House debates
Thursday, 15 February 2024
Questions without Notice
Workplace Relations
2:58 pm
Mr Tony Burke (Watson, Australian Labor Party, Minister for Employment and Workplace Relations) Share this | Hansard source
We now have the change from what was predicted by those opposite, with their spokesperson Senator Cash, when they predicted that our reforms would close down Australia. What have we seen? When you no longer have low wages as a deliberate design feature of how you manage the economy, what happens? Wages, which under them were tracking, on average, at 2.1 per cent, are now at four per cent—two consecutive quarters of real wage growth. We're making sure that people earn more and keep more of what they earn. This government has delivered pay rises through two consecutive submissions to the annual wage review; minimum standards for the gig economy, now law; minimum standards for road transport, now law; job security for casuals, now law; the labour hire loophole closed, now law; wage theft as a crime, now law; banning pay secrecy clauses, now law; and sunsetting those zombie agreements I referred to yesterday, now law.

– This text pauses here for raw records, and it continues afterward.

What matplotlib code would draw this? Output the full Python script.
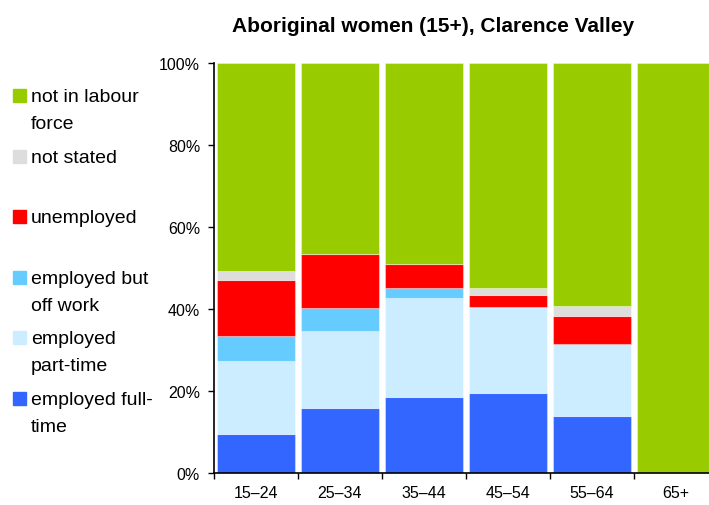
import matplotlib.pyplot as plt
from matplotlib.patches import Rectangle
from matplotlib.ticker import FuncFormatter, FixedLocator

plt.rcParams['font.family'] = ['Liberation Sans', 'DejaVu Sans']

categories = ['15–24', '25–34', '35–44', '45–54', '55–64', '65+']
full_time = [9.5, 15.9, 18.5, 19.5, 13.8, 0]
part_time = [17.8, 18.8, 24.2, 21.0, 17.7, 0]
off_work = [6.2, 5.5, 2.5, 0, 0, 0]
unemployed = [13.6, 13.1, 5.7, 3.0, 6.7, 0]
not_stated = [2.2, 0, 0, 1.6, 2.5, 0]
not_in_lf = [50.7, 46.7, 49.1, 54.9, 59.3, 100]

series = [full_time, part_time, off_work, unemployed, not_stated, not_in_lf]
labels = ['employed full-\ntime', 'employed\npart-time', 'employed but\noff work',
          'unemployed', 'not stated', 'not in labour\nforce']
colors = ['#3366FF', '#CCECFF', '#66CCFF', '#FF0000', '#DDDDDD', '#99CC00']

W, H = 709, 506
fig = plt.figure(figsize=(W / 100, H / 100), dpi=100)
ax = fig.add_axes([214 / W, 32 / H, 504 / W, 410 / H])

x = list(range(len(categories)))
bottom = [0] * len(categories)
for vals, col in zip(series, colors):
    ax.bar(x, vals, bottom=bottom, width=0.93, color=col,
           edgecolor=(1, 1, 1, 0.35), linewidth=0.8)
    bottom = [b + v for b, v in zip(bottom, vals)]

ax.set_xlim(-0.5, 5.5)
ax.set_ylim(0, 100)
ax.set_xticks(x)
ax.set_xticklabels(categories, fontsize=11.5)
ax.xaxis.set_minor_locator(FixedLocator([i - 0.5 for i in range(7)]))
ax.tick_params(axis='x', which='major', length=0, pad=9)
ax.tick_params(axis='x', which='minor', length=4, direction='out', width=1)
ax.set_yticks([0, 20, 40, 60, 80, 100])
ax.yaxis.set_major_formatter(FuncFormatter(lambda v, p: f'{v:.0f}%'))
ax.tick_params(axis='y', length=4, direction='out', width=1, labelsize=11.5, pad=6)
for s in ['top', 'right']:
    ax.spines[s].set_visible(False)
for s in ['left', 'bottom']:
    ax.spines[s].set_linewidth(1.2)

fig.text(433 / W, 1 - 27 / H, 'Aboriginal women (15+), Clarence Valley',
         ha='center', va='center', fontsize=15, fontweight='bold')

# legend, top entry first
for i, (lab, col) in enumerate(zip(labels[::-1], colors[::-1])):
    top = 90 + i * 60.6
    fig.patches.append(Rectangle((13 / W, 1 - (top + 13) / H), 13 / W, 13 / H,
                                 transform=fig.transFigure, color=col))
    fig.text(31 / W, 1 - (top - 1) / H, lab, ha='left', va='top',
             fontsize=14, linespacing=1.75)

fig.savefig('out.png', dpi=100)
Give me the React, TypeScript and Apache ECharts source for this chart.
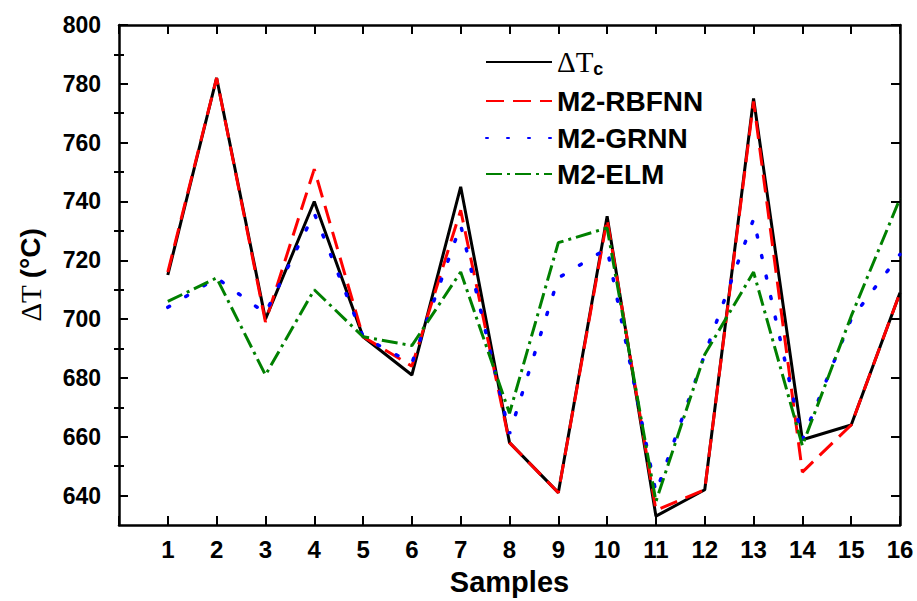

But, in response, those opposite have made a promise—promised from the very person who might not be able to get a question but occasionally stands up to withdraw his interjections, the shadow Treasurer. No-one asked him to use this word, but on the weekend he said their package of repeals would be 'targeted'. We all know exactly what the word 'targeted' meant—targeted against your wages, targeted against your job security, targeted against your safety at work, targeted against measures to close the gender pay gap. The Leader of the Opposition confirmed on the weekend that they're targeting your time off. The Deputy Leader of the Opposition confirmed right from the start that they'll be targeting your tax cuts. And the shadow Treasurer has confirmed that they're targeting your pay and security—a party over there that wants people to work longer, for less.